- Genre: Thriller
- Written by: Aniruddha Dasgupta; Rohan Ghose; Aritra Sen;
- Directed by: Birsa Dasgupta
- Starring: Namit Das; Tanmay Dhanania; Saurabh Saraswat; Anindita Bose; Madhurima Roy; Aditya Bakshi; Riddhima Ghosh; Isha Saha;
- Theme music composer: Nabarun Bose
- Country of origin: India
- Original language: Hindi
- No. of seasons: 1
- No. of episodes: 8

Production
- Producers: Himanshu Dhanuka; Ashok Dhanuka; Aritra Sen; Parambrata Chattopadhyay; Supriyo Sen; Rohan Ghose;
- Production location: India
- Cinematography: Gairik Sarkar
- Editor: Sumit Chowdhury
- Production company: Eskay Movies

Original release
- Network: ZEE5

= Mafia (TV series) =

Indian web series

Mafia is an Indian streaming television series released in the year 2020 directed by Birsa Dasgupta.The series is written by Aniruddha Dasgupta, Rohan Ghose and Aritra Sen. Mafia revolves around the story of a group of friends trying to discover their past as those events have a resonance in their present. They discover the truth through heinous acts exercised by them in the past.

==Premise==
Six friends and their partners embark on a bachelor party in the jungles of Madhupur. The group was inseparable during their college years, and Madhupur was their favorite weekend gig. But with time they grew apart. Betrayal, backstabbing and distrust led them on their separate ways.

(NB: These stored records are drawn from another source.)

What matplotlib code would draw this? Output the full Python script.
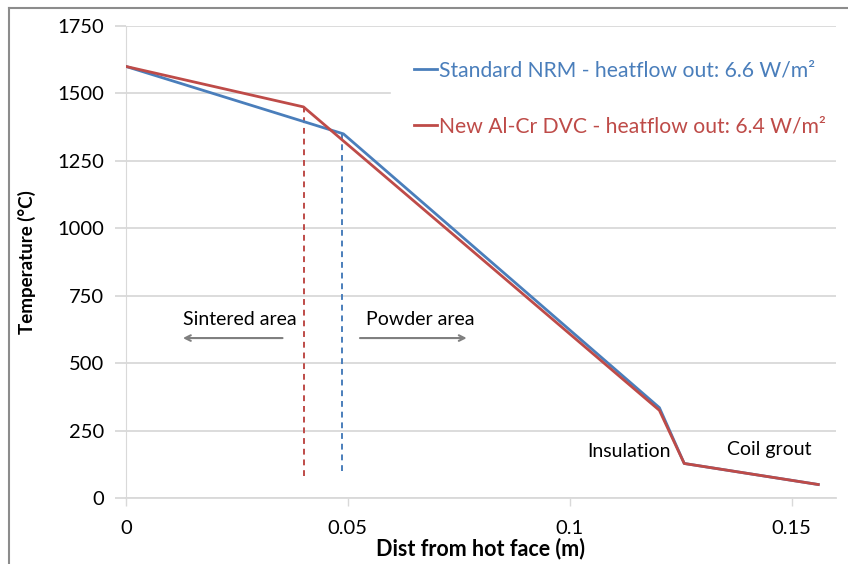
import matplotlib
matplotlib.use("Agg")
import matplotlib.pyplot as plt
from matplotlib.lines import Line2D

plt.rcParams['font.family'] = ['Lato', 'DejaVu Sans']

# temperature profiles through the lining
dist_nrm = [0, 0.049, 0.1202, 0.1258, 0.156]
temp_nrm = [1600, 1350, 335, 128, 50]
dist_dvc = [0, 0.040, 0.1202, 0.1258, 0.156]
temp_dvc = [1600, 1450, 325, 128, 50]

label_nrm = "Standard NRM - heatflow out: 6.6 W/m²"
label_dvc = "New Al-Cr DVC - heatflow out: 6.4 W/m²"

# sintering front markers
front_nrm = (0.0487, 100, 1350)
front_dvc = (0.040, 80, 1450)

xticks = [0, 0.05, 0.1, 0.15]
xticklabels = ["0", "0.05", "0.1", "0.15"]
yticks = [0, 250, 500, 750, 1000, 1250, 1500, 1750]

blue = "#4a7ebb"
red = "#be4b48"
grid = "#d9d9d9"

fig = plt.figure(figsize=(8.48, 5.64), dpi=100)
ax = fig.add_axes([126/848, 1-498/564, 710/848, 472/564])

ax.plot(dist_nrm, temp_nrm, color=blue, lw=2.0, zorder=4)
ax.plot(dist_dvc, temp_dvc, color=red, lw=2.0, zorder=5)

ax.vlines(front_dvc[0], front_dvc[1], front_dvc[2], colors=red, linestyles=(0, (3, 2.5)), lw=1.4, zorder=3)
ax.vlines(front_nrm[0], front_nrm[1], front_nrm[2], colors=blue, linestyles=(0, (3, 2.5)), lw=1.4, zorder=3)

ax.set_xlim(0, 0.16)
ax.set_ylim(0, 1750)
ax.set_xticks(xticks)
ax.set_xticklabels(xticklabels)
ax.set_yticks(yticks)
ax.yaxis.grid(True, color=grid, lw=1.3, zorder=0)
ax.set_axisbelow(True)
for s in ["top", "right"]:
    ax.spines[s].set_visible(False)
ax.spines["left"].set_color(grid)
ax.spines["bottom"].set_color(grid)
ax.spines["bottom"].set_linewidth(1.3)
ax.tick_params(axis="y", length=8, color=grid, width=1.3, pad=8, labelsize=14.5)
ax.tick_params(axis="x", length=6, color=grid, width=1, pad=10, labelsize=14.5)

ax.set_xlabel("Dist from hot face (m)", fontsize=15.5, fontweight="bold", labelpad=0)
ax.set_ylabel("Temperature (°C)", fontsize=13.5, fontweight="bold", labelpad=15)

handles = [Line2D([], [], color=blue, lw=2.0), Line2D([], [], color=red, lw=2.0)]
leg = ax.legend(handles, [label_nrm, label_dvc], loc="upper left",
                bbox_to_anchor=(0.373, 0.977), borderaxespad=0, fontsize=15.2,
                labelcolor="linecolor", handlelength=1.1, handletextpad=0.1,
                labelspacing=1.71, borderpad=1.1, frameon=True, fancybox=False)
leg.get_frame().set_facecolor("white")
leg.get_frame().set_edgecolor("white")
leg.get_frame().set_alpha(1)

arrow = dict(arrowstyle="->", color="#7f7f7f", lw=1.5)
ax.annotate("", xy=(0.0122, 593), xytext=(0.0359, 593), arrowprops=arrow)
ax.annotate("", xy=(0.0774, 593), xytext=(0.0521, 593), arrowprops=arrow)
ax.text(0.0257, 660, "Sintered area", ha="center", va="center", fontsize=14)
ax.text(0.0663, 660, "Powder area", ha="center", va="center", fontsize=14)
ax.text(0.1134, 174, "Insulation", ha="center", va="center", fontsize=14)
ax.text(0.145, 178, "Coil grout", ha="center", va="center", fontsize=14)

# outer chart border
fig.add_artist(Line2D([9/848, 1], [1-8/564, 1-8/564], color="#8c8c8c", lw=1.5))
fig.add_artist(Line2D([9/848, 9/848], [0, 1-8/564], color="#8c8c8c", lw=1.5))

fig.savefig("out.png", dpi=100)
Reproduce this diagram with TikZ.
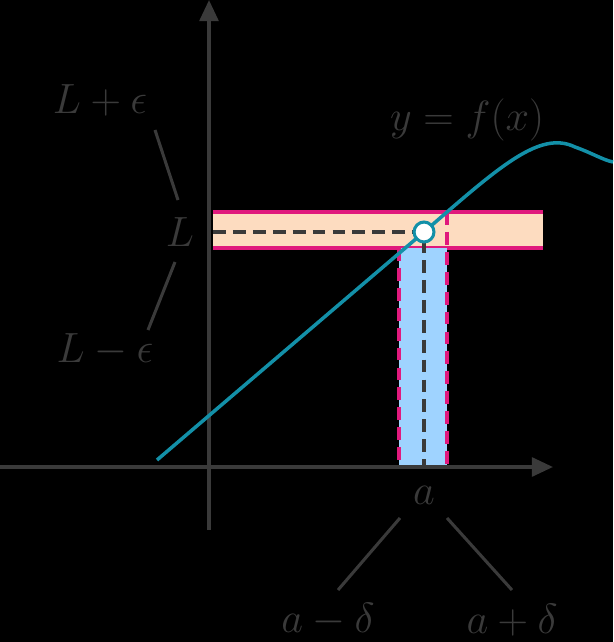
\documentclass[tikz,border=0pt]{standalone}
\usepackage{graphicx}
\usetikzlibrary{arrows.meta}
\definecolor{txt}{HTML}{3A3A3A}
\definecolor{mag}{HTML}{E0197D}
\definecolor{peach}{HTML}{FDDCC0}
\definecolor{sky}{HTML}{9FD3FF}
\definecolor{teal}{HTML}{1390A8}
\newcommand{\lbltext}[1]{\scalebox{1.45}{$#1$}}
\tikzset{lbl/.style={text=txt,font=\Huge},
 ax/.style={txt,line width=3pt,-{Triangle[length=18pt,width=16pt]}},
 lead/.style={txt,line width=2.6pt},
 mdash/.style={mag,line width=2.6pt,dash pattern=on 11pt off 6pt}}
\begin{document}
\begin{tikzpicture}[x=0.03cm,y=-0.03cm]
\fill[black] (0,0) rectangle (613,642);
\useasboundingbox (0,0) rectangle (613,642);
\fill[peach] (213,212) rectangle (543,248);
\draw[mag,line width=2.6pt] (213,212) -- (543,212) (213,248) -- (543,248);
\fill[sky] (399,248) rectangle (447,467);
\draw[mdash] (399,248) -- (399,467);
\draw[mdash] (447,212) -- (447,467);
\draw[txt,line width=2.6pt,dash pattern=on 11pt off 6pt] (213,232) -- (424,232) -- (424,467);
\draw[ax] (0,467) -- (553,467);
\draw[ax] (209,530) -- (209,0);
\draw[teal,line width=3pt] (157,460) -- (424,232) .. controls (500,166) and (540,130) .. (575,147) .. controls (592,153) and (603,160) .. (613,162);
\node[circle,draw=teal,fill=white,line width=2.6pt,minimum size=17pt,inner sep=0] (pt) at (424,232) {};
\node[lbl] (lpe) at (100,100) {\lbltext{L+\epsilon}};
\node[lbl] (l) at (180,232) {\lbltext{L}};
\node[lbl] (lme) at (105,350) {\lbltext{L-\epsilon}};
\node[lbl] (fx) at (467,120) {\lbltext{y=f(x)}};
\node[lbl] (a) at (424,495) {\lbltext{a}};
\node[lbl] (amd) at (328,620) {\lbltext{a-\delta}};
\node[lbl] (apd) at (512,620) {\lbltext{a+\delta}};
\coordinate (c1) at (155,130); \coordinate (c2) at (178,200);
\coordinate (c3) at (175,262); \coordinate (c4) at (148,330);
\coordinate (c5) at (400,518); \coordinate (c6) at (338,590);
\coordinate (c7) at (447,518); \coordinate (c8) at (512,590);
\draw[lead] (c1) -- (c2); \draw[lead] (c3) -- (c4);
\draw[lead] (c5) -- (c6); \draw[lead] (c7) -- (c8);
\end{tikzpicture}
\end{document}
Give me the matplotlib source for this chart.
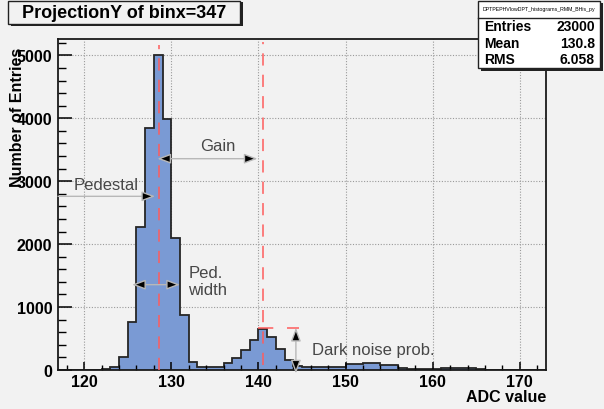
import numpy as np
import matplotlib.pyplot as plt
from matplotlib.patches import Rectangle

# histogram data (1 ADC count per bin, 117..173)
bin_edges = np.arange(117, 174, 1)
counts = [0, 0, 0, 0, 0,
          20, 40, 212, 755, 2280, 3850, 5010, 3985, 2095, 870,
          120, 50, 55, 55, 115, 190, 320, 475, 650, 525, 330, 165,
          58, 43, 40, 40, 40, 50, 90, 90, 105, 105, 72, 72, 38,
          8, 8, 8, 8, 35, 35, 25, 25, 8, 5, 5, 5, 5, 5, 5, 5]

x_ticks = [120, 130, 140, 150, 160, 170]
y_ticks = [0, 1000, 2000, 3000, 4000, 5000]

title = "ProjectionY of binx=347"
stats_name = "DPTPEPHVlowDPT_histograms_RMM_BHis_py"
stats_rows = [("Entries", "23000"), ("Mean", "130.8"), ("RMS", "6.058")]

# annotation values
pedestal = 128.55
first_pe = 140.5
dark_level = 665
dark_x = 144.3

bg = "#f2f2f2"
fill = "#7a9ad4"
red = "#ff5c5c"
note = "#474747"

plt.rcParams["font.family"] = ["Liberation Sans", "DejaVu Sans"]

W, H = 604, 410
fig = plt.figure(figsize=(W / 100, H / 100), dpi=100, facecolor=bg)
ax = fig.add_axes([58 / W, 1 - 371 / H, 488 / W, 331 / H], facecolor=bg)

# grid under the bars
for xt in x_ticks:
    ax.axvline(xt, color="#9a9a9a", lw=0.8, ls=(0, (1, 1.5)), zorder=0.5)
for yt in y_ticks[1:]:
    ax.axhline(yt, color="#9a9a9a", lw=0.8, ls=(0, (1, 1.5)), zorder=0.5)

ax.stairs(counts, bin_edges, fill=True, color=fill, zorder=1)
ax.stairs(counts, bin_edges, color="#262626", lw=1.3, zorder=1.2)

ax.set_xlim(117, 173)
ax.set_ylim(0, 5260)
ax.set_xticks(x_ticks)
ax.set_xticks(np.arange(118, 173, 2), minor=True)
ax.set_yticks(y_ticks)
ax.set_yticks(np.arange(0, 5260, 200), minor=True)
ax.tick_params(axis="x", which="major", direction="in", length=6, width=1.1, pad=3)
ax.tick_params(axis="x", which="minor", direction="in", length=3.5, width=1.0)
ax.tick_params(axis="y", which="major", direction="in", length=10, width=1.1, pad=4)
ax.tick_params(axis="y", which="minor", direction="in", length=5.5, width=1.0)
for lab in ax.get_xticklabels() + ax.get_yticklabels():
    lab.set_fontweight("bold")
    lab.set_fontsize(11.5)
for s in ax.spines.values():
    s.set_linewidth(1.3)
    s.set_color("#1a1a1a")

# red marker lines
ax.plot([pedestal, pedestal], [0, 5170], color=red, lw=1.1, dashes=(8, 6), zorder=3)
ax.plot([first_pe, first_pe], [80, 5215], color=red, lw=1.1, dashes=(8, 6), zorder=3)
ax.plot([first_pe - 0.5, dark_x + 0.3], [dark_level, dark_level], color=red, lw=1.1,
        dashes=(10, 9), zorder=3)

arrow = dict(fc="black", ec="#b8b8b8", lw=1.0, shrinkA=0, shrinkB=0)

# pedestal
ax.annotate("", xy=(128.15, 2760), xytext=(117, 2760),
            arrowprops=dict(arrowstyle="-|>,head_length=0.8,head_width=0.3", **arrow), zorder=4)
ax.text(122.5, 2950, "Pedestal", color=note, fontsize=12, ha="center", va="center", zorder=4)

# gain
ax.annotate("", xy=(139.9, 3358), xytext=(128.4, 3358),
            arrowprops=dict(arrowstyle="<|-|>,head_length=0.8,head_width=0.3", **arrow), zorder=4)
ax.text(135.3, 3570, "Gain", color=note, fontsize=12, ha="center", va="center", zorder=4)

# pedestal width
ax.annotate("", xy=(131.0, 1356), xytext=(125.5, 1356),
            arrowprops=dict(arrowstyle="<|-|>,head_length=0.8,head_width=0.3", **arrow), zorder=4)
ax.text(131.95, 1410, "Ped.\nwidth", color=note, fontsize=12, ha="left", va="center",
        linespacing=1.15, zorder=4)

# dark noise
ax.annotate("", xy=(dark_x, -55), xytext=(dark_x, 670), annotation_clip=False,
            arrowprops=dict(arrowstyle="<|-|>,head_length=0.8,head_width=0.3",
                            clip_on=False, **arrow), zorder=4)
ax.text(146.1, 327, "Dark noise prob.", color=note, fontsize=12, ha="left", va="center", zorder=4)

# axis titles
fig.text(546 / W, 1 - 398 / H, "ADC value", fontsize=11.5, fontweight="bold",
         ha="right", va="center")
fig.text(18 / W, 1 - 48 / H, "Number of Entries", fontsize=11.5, fontweight="bold",
         rotation=90, ha="center", va="top")

# title box with shadow
fig.patches.append(Rectangle((11 / W, 1 - 27 / H), 232 / W, 24 / H, transform=fig.transFigure,
                             fc="#222222", ec="none", zorder=1))
fig.patches.append(Rectangle((8 / W, 1 - 25 / H), 232 / W, 23 / H, transform=fig.transFigure,
                             fc=bg, ec="#222222", lw=1.0, zorder=2))
fig.text(124 / W, 1 - 14 / H, title, fontsize=13, fontweight="bold", ha="center", va="center",
         zorder=3)

# stats box with shadow
fig.patches.append(Rectangle((481 / W, 1 - 72 / H), 122 / W, 68 / H, transform=fig.transFigure,
                             fc="#222222", ec="none", zorder=1))
fig.patches.append(Rectangle((478 / W, 1 - 69 / H), 122 / W, 67 / H, transform=fig.transFigure,
                             fc="white", ec="#222222", lw=1.0, zorder=2))
fig.lines.append(plt.Line2D([478 / W, 600 / W], [1 - 19 / H, 1 - 19 / H],
                            transform=fig.transFigure, color="#222222", lw=1.0, zorder=3))
fig.text(539 / W, 1 - 10 / H, stats_name, fontsize=3.8, ha="center", va="center", zorder=3)
for i, (name, val) in enumerate(stats_rows):
    yy = 1 - (27 + 16.5 * i) / H
    fig.text(484 / W, yy, name, fontsize=10, fontweight="bold", ha="left", va="center", zorder=3)
    fig.text(595 / W, yy, val, fontsize=10, fontweight="bold", ha="right", va="center", zorder=3)

fig.savefig("out.png", dpi=100, facecolor=bg)
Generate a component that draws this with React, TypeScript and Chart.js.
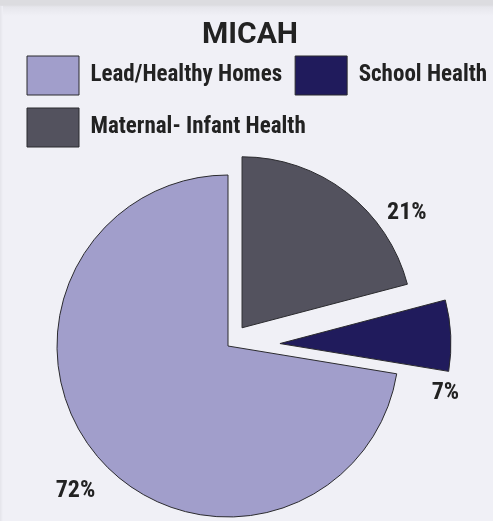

Five years after their friendship was laid rest in the very place they return, each with a hidden agenda of their own. Centering on the popular parlor game ‘Mafia’, this is a gruesome psychological thriller that will keep its viewers on the edge. The aspects of the game spill out onto the life of its players and they are forced to confront and pay for their crimes.

== Cast ==
=== Main ===
- Namit Das as Nitin Kumar
- Tanmay Dhanania as Rishi
- Saurabh Saraswat as Ritwik
- Anindita Bose as Neha
- Madhurima Roy as Tania
- Aditya Bakshi as Sam
- Riddhima Ghosh as Priyanka
- Ishaa Saha as Ananya

==Production==
===Development===
On June 23, 2020, ZEE5 announced that Birsa Dasgupta directed the series alongside Parambrata Chatterjee who produced it. Production companies involved with the series are Eskay Movies, Roadshow Films and EmVeeBee Media (P) Ltd. The series premiered on July 10, 2020. Birsa Dasgupta along with his associate Shaket banerjee, Dop Gairik Sarkar and production designer Riddhie Basak was set to start shoot from the beginning of the year 2020.

==Release==
ZEE5 released the official trailer for the show on 27 June 2020 and it premiered on 10 July.

== Episodes ==

| No. overall | No. in season | Title | Directed by | Written by | Original release date |
|---|---|---|---|---|---|
| 1 | 1 | "Reunion" | Birsa Dasgupta | Aniruddha Dasgupta, Rohan Ghose, Aritra Sen | 10 July 2020 |
| 2 | 2 | "Best Friends" | Birsa Dasgupta | Aniruddha Dasgupta, Rohan Ghose, Aritra Sen | 10 July 2020 |
| 3 | 3 | "The Stranger" | Birsa Dasgupta | Aniruddha Dasgupta, Rohan Ghose, Aritra Sen | 10 July 2020 |
| 4 | 4 | "Addiction" | Birsa Dasgupta | Aniruddha Dasgupta, Rohan Ghose, Aritra Sen | 10 July 2020 |
| 5 | 5 | "Robinhood" | Birsa Dasgupta | Aniruddha Dasgupta, Rohan Ghose, Aritra Sen | 10 July 2020 |
| 6 | 6 | "Lust" | Birsa Dasgupta | Aniruddha Dasgupta, Rohan Ghose, Aritra Sen | 10 July 2020 |
| 7 | 7 | "Split" | Birsa Dasgupta | Aniruddha Dasgupta, Rohan Ghose, Aritra Sen | 10 July 2020 |
| 8 | 8 | "Vendetta" | Birsa Dasgupta | Aniruddha Dasgupta, Rohan Ghose, Aritra Sen | 10 July 2020 |

==Critical reception==
Mafia received mixed reviews from critics. Gripping narrative and thrilling plot shifts of the series were highlighted and appreciated.

The Indian Express explained that the series offered unlimited thrill that would always keep you at the edge of your seat.

Shikha Desai from Times Of India rated the series 3 out of 5 stars and wrote Its the plot which makes the series watchable however she had qualms with the execution for which she stated could have been better. Pratishruti Ganguly from Firstpost stated the execution of series as confusing, and wrote that the series shows glimmers of excellent plot but the conclusion disappoints. The show has 6.6 rating on IMDB based on 2.3K ratings and 325 user reviews.